Salvini’s criticism of the globalized present, is filled with existential features. In his speech at the party congress in Parma, he described the situation of modern man as follows: “There is a great machine: you are born, you work, you produce, you consume, you die, the machine does not even give you time to think.” The genius of Salvini is that he thus confronts this discomfort of a meaningless, consumerist world with the image of intact territory, the Italy of small, well-organised communities and cities as it once was.
Salvini won the primary elections of the right-wing Northern League party with 82.7 percent of votes last month, confirming his position of party leader and federal secretary.
Gianni Fava, Salvini’s main challenger who has links to the party’s former leader Umberto Bossi and is a supporter of a more federalist strategy, had minor political weight in the party.
After Salvini won the leadership of the Northern League, the new federal secretary announced his next moves: “Send Renzi, Alfano, Boschi and Boldrini packing, block the invasion of illegal immigration underway, relaunch work and hope in Italy.”
Meanwhile Bossi, the historic leader of the party who voted for Fava, has said that Salvini’s victory “is the end of the League” because he “misrepresents” the movement’s pro-North vocation.
Salvini, was earlier able to count on a heavyweight supporter – now an adversary – in the figure of Roberto Maroni, who is today the governor of the Lombardy region.

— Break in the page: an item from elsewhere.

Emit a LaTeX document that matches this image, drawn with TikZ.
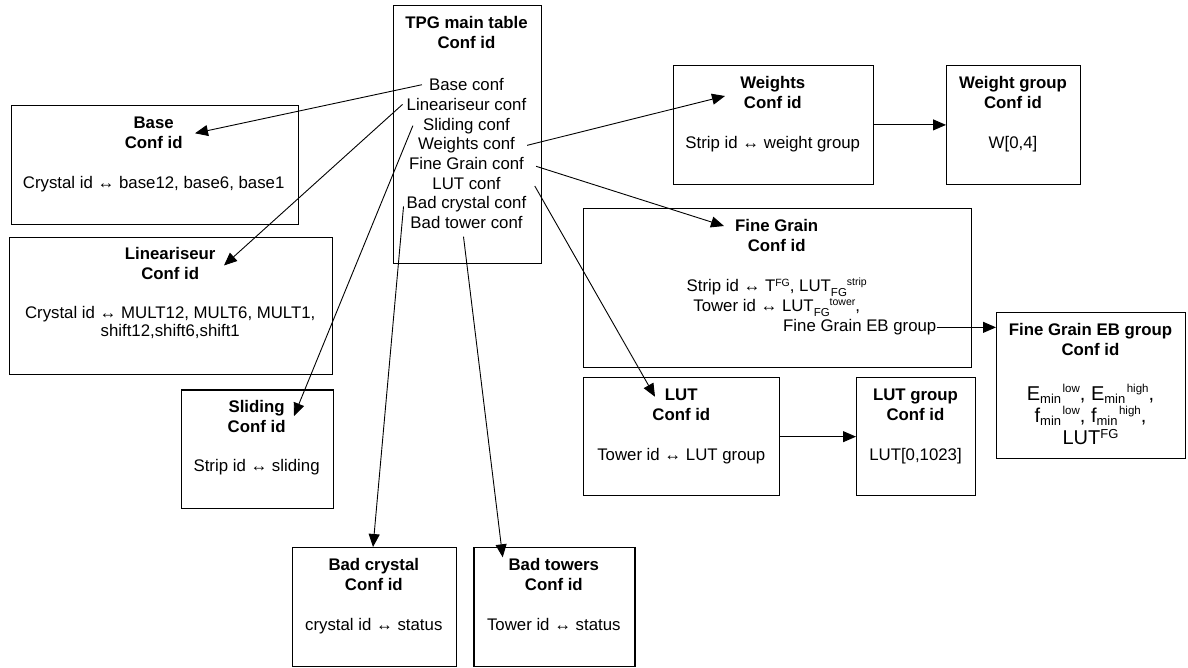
\documentclass[tikz,border=0pt]{standalone}
\usepackage{fontspec}
\setmainfont{Liberation Sans}
\usetikzlibrary{arrows.meta}
% lowered / raised small text: #1 shift, #2 size, #3 text
\newcommand\subtx[3]{\raisebox{-#1}{\fontsize{#2}{#2}\selectfont #3}}
\newcommand\suptx[3]{\raisebox{#1}{\fontsize{#2}{#2}\selectfont #3}}
\begin{document}
\begin{tikzpicture}[x=1pt,y=-1pt,
  box/.style={draw, line width=1.3pt, anchor=north west, inner sep=0pt},
  txt/.style={anchor=base, inner sep=0pt, font=\fontsize{16.8}{20}\selectfont},
  hd/.style={anchor=base, inner sep=0pt, font=\fontsize{16.8}{20}\selectfont\bfseries},
  big/.style={anchor=base, inner sep=0pt, font=\fontsize{20}{22}\selectfont},
  link/.style={line width=0.9pt, -{Triangle[length=13pt,width=11pt]}}]
\useasboundingbox (0,0) rectangle (1188,667);

% ---- frames ----
\node[box, minimum width=148.3pt, minimum height=258pt]   (main)    at (392.7,5) {};
\node[box, minimum width=287pt,   minimum height=118.5pt] (base)    at (10.5,105) {};
\node[box, minimum width=322.5pt, minimum height=137pt]   (lin)     at (9,236.5) {};
\node[box, minimum width=152.2pt, minimum height=118.4pt] (slide)   at (180.5,389.3) {};
\node[box, minimum width=200.3pt, minimum height=118.5pt] (weights) at (672.7,65) {};
\node[box, minimum width=134pt,   minimum height=118.5pt] (wgroup)  at (946,65) {};
\node[box, minimum width=387.5pt, minimum height=159pt]   (fg)      at (583,208) {};
\node[box, minimum width=189pt,   minimum height=146pt]   (fgeb)    at (996,312) {};
\node[box, minimum width=196pt,   minimum height=118pt]   (lut)     at (583,377) {};
\node[box, minimum width=119pt,   minimum height=118pt]   (lutg)    at (856,377) {};
\node[box, minimum width=163.7pt, minimum height=119pt]   (badc)    at (292,547) {};
\node[box, minimum width=161pt,   minimum height=119pt]   (badt)    at (473.3,547) {};

% ---- main table ----
\node[hd]  (mH1)      at (466.5,28.3) {TPG main table};
\node[hd]  (mH2)      at (466.5,48.3) {Conf id};
\node[txt] (mBase)    at (466.5,90.7)  {Base conf};
\node[txt] (mLin)     at (466.5,110.4) {Lineariseur conf};
\node[txt] (mSlide)   at (466.5,130.0) {Sliding conf};
\node[txt] (mWeights) at (466.5,149.7) {Weights conf};
\node[txt] (mFG)      at (466.5,169.3) {Fine Grain conf};
\node[txt] (mLUT)     at (466.5,189.0) {LUT conf};
\node[txt] (mBC)      at (466.5,208.7) {Bad crystal conf};
\node[txt] (mBT)      at (466.5,228.3) {Bad tower conf};

% ---- Base ----
\node[hd]  (baseH1) at (153.7,128.3) {Base};
\node[hd]  (baseH2) at (153.7,148.3) {Conf id};
\node[txt] (baseB1) at (153.7,188)   {Crystal id ↔ base12, base6, base1};

% ---- Lineariseur ----
\node[hd]  (linH1) at (170.2,259.5) {Lineariseur};
\node[hd]  (linH2) at (170.2,279.3) {Conf id};
\node[txt] (linB1) at (170.2,318.5) {Crystal id ↔ MULT12, MULT6, MULT1,};
\node[txt] (linB2) at (170.2,336)   {shift12,shift6,shift1};

% ---- Sliding ----
\node[hd]  (slideH1) at (256.6,412.6) {Sliding};
\node[hd]  (slideH2) at (256.6,432.3) {Conf id};
\node[txt] (slideB1) at (256.6,471.5) {Strip id ↔ sliding};

% ---- Weights ----
\node[hd]  (wH1) at (772.8,88.3)  {Weights};
\node[hd]  (wH2) at (772.8,108.3) {Conf id};
\node[txt] (wB1) at (772.8,148.3) {Strip id ↔ weight group};

% ---- Weight group ----
\node[hd]  (wgH1) at (1013,88.3)  {Weight group};
\node[hd]  (wgH2) at (1013,108.3) {Conf id};
\node[txt] (wgB1) at (1013,148.3) {W[0,4]};

% ---- Fine Grain ----
\node[hd]  (fgH1) at (776.7,231.7) {Fine Grain};
\node[hd]  (fgH2) at (776.7,251)   {Conf id};
\node[txt] (fgB1) at (776.7,291.7) {Strip id ↔ T\suptx{5pt}{10.5}{FG}, LUT\subtx{4.5pt}{11.5}{FG}\suptx{6.5pt}{10.5}{strip}};
\node[txt] (fgB2) at (776.7,311.7) {Tower id ↔ LUT\subtx{4.5pt}{11.5}{FG}\suptx{6.5pt}{10.5}{tower},};
\node[txt, anchor=base west] (fgEB) at (783,331.7) {Fine Grain EB group};

% ---- Fine Grain EB group ----
\node[hd]  (ebH1) at (1090.5,335.3) {Fine Grain EB group};
\node[hd]  (ebH2) at (1090.5,355)   {Conf id};
\node[big] (ebB1) at (1090.5,400)   {E\subtx{3.5pt}{13}{min}\kern1.5pt\suptx{8pt}{11.5}{low}, E\subtx{3.5pt}{13}{min}\kern1.5pt\suptx{8pt}{11.5}{high},};
\node[big] (ebB2) at (1090.5,422)   {f\subtx{3.5pt}{13}{min}\kern1.5pt\suptx{8pt}{11.5}{low}, f\subtx{3.5pt}{13}{min}\kern1.5pt\suptx{8pt}{11.5}{high},};
\node[big] (ebB3) at (1090.5,444)   {LUT\suptx{6pt}{13}{FG}};

% ---- LUT ----
\node[hd]  (lutH1) at (681.3,400.5) {LUT};
\node[hd]  (lutH2) at (681.3,420.3) {Conf id};
\node[txt] (lutB1) at (681.3,460.7) {Tower id ↔ LUT group};

% ---- LUT group ----
\node[hd]  (lutgH1) at (915.5,400.5) {LUT group};
\node[hd]  (lutgH2) at (915.5,420.3) {Conf id};
\node[txt] (lutgB1) at (915.5,460.7) {LUT[0,1023]};

% ---- Bad crystal ----
\node[hd]  (bcH1) at (373.8,570.5) {Bad crystal};
\node[hd]  (bcH2) at (373.8,590.3) {Conf id};
\node[txt] (bcB1) at (373.8,630.7) {crystal id ↔ status};

% ---- Bad towers ----
\node[hd]  (btH1) at (553.8,570.5) {Bad towers};
\node[hd]  (btH2) at (553.8,590.3) {Conf id};
\node[txt] (btB1) at (553.8,630.7) {Tower id ↔ status};

% ---- arrow targets inside the frames ----
\coordinate (tBase)    at (195,133.3);
\coordinate (tLin)     at (224,265.5);
\coordinate (tSlide)   at (294,416);
\coordinate (tWeights) at (725,96);
\coordinate (tFG)      at (724,226);
\coordinate (tLUT)     at (655,396.7);
\coordinate (tBC)      at (373,547);
\coordinate (tBT)      at (502.7,557.3);

% ---- connectors ----
\draw[link] ([xshift=-7pt]mBase.west) -- (tBase);
\draw[link] ([xshift=-4pt]mLin.west) -- (tLin);
\draw[link] ([xshift=-10pt]mSlide.west) -- (tSlide);
\draw[link] ([xshift=12pt]mWeights.east) -- (tWeights);
\draw[link] ([xshift=12pt,yshift=-3pt]mFG.east) -- (tFG);
\draw[link] ([xshift=34pt,yshift=-3pt]mLUT.east) -- (tLUT);
\draw[link] ([xshift=-3pt,yshift=-2pt]mBC.west) -- (tBC);
\draw[link] ([xshift=-3pt,yshift=-8pt]mBT.south) -- (tBT);
\draw[link] (weights) -- (wgroup);
\draw[link] (lut) -- (lutg);
\draw[link] (fgEB.east) -- (fgEB.east -| fgeb.west);
\end{tikzpicture}
\end{document}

In order to compete with Matteo Renzi and anti-establishment 5-Star Movement leader Beppe Grillo, Salvini will have to nurture the alliance with Berlusconi’s Forza Italia.
Meanwhile in the Sicilian capital of Palermo prosecutors are warning that a new alliance between the mafia and Nigerian criminal gangs moving in from Libya could herald a new era of organised crime.
“Even the Sicilian mafia has to deal with the wave of migration from Africa,” said Leonardo Agueci, Palermo’s deputy chief prosecutor. And the Nigerian gangs are getting stronger and more ruthless, the Guardian reported.